What cohort-based everything looks like in practice

In a working cohort-based system, every serious learning experience has a cohort attached. The cohort is small enough to function, usually ten to thirty people, and the structure of the cohort's interaction is designed deliberately, not left to spontaneous chat. The cohort produces work together, comments on each other's work, makes commitments to each other, and continues to meet after the formal programme ends. The learner's experience is structured around the cohort, with the content as supporting material rather than as primary deliverable.

This pattern is already common in the high end of executive education and in the cohort-based course movement of the last few years. The pattern is uncommon at the lower end of the price stack, where most of the volume of adult learning happens. The opportunity, over the next decade, is to push the cohort pattern down into the lower-cost layers, to make cohort-based learning the default at the price point where most adults are actually buying their professional development.

The Indian implementation

For Indian professionals, cohort-based everything is a particularly good fit. Indian professional culture, as discussed in the cohort-as-curriculum essay, has deep historical patterns of group-based intensive learning. The cultural readiness is in place. The geographic concentration of the professional class in a small number of cities makes cohort assembly feasible. The willingness to pay for serious learning, while smaller than in the global market in absolute terms, is sufficient to fund cohort-based programmes at scale.

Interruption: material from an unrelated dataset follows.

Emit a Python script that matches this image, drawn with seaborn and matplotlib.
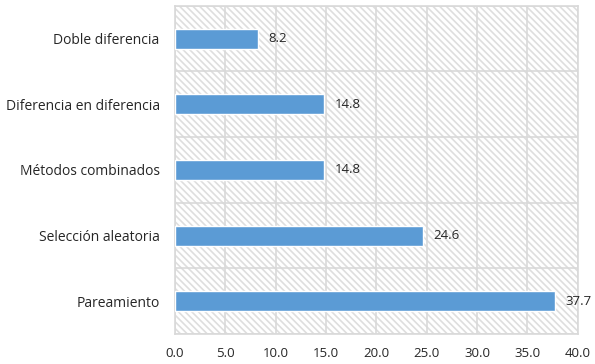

The missing piece is the deliberate institutional choice to default to cohort-based design across more domains than just the high-end executive programmes that already use it. The Indian online education industry has, for the most part, copied the Western asynchronous model. The opportunity for the next generation of Indian education institutions is to leapfrog the asynchronous era and build cohort-based as the default. The institution that does this well will have a structural advantage over the institutions that continue to build asynchronous content as their primary offering.

What individual learners should do

If you are an adult professional planning your learning budget, the practical move is to weight cohort-based options more heavily than the price tags would suggest. The cohort-based programme that costs ten times as much as the self-paced equivalent is, by the outcome data, often the better trade. The math is hard to see when comparing prices on a checkout page. The math is easy to see when comparing outcomes a year later.

The deeper move is to seek out cohort-based opportunities even in domains where they are not the default. Find peers who are working on the same problem. Set up a regular meeting structure. Make commitments to each other. The cohort does not have to be branded as such; the cohort can be assembled by the learner. The cohort is the unit. The content is supporting material. The learning is what happens when the unit is right. Cohort-based everything is the future, because cohort-based everything is what actually produces learning. The data has been clear for some time. The market is, finally, beginning to catch up.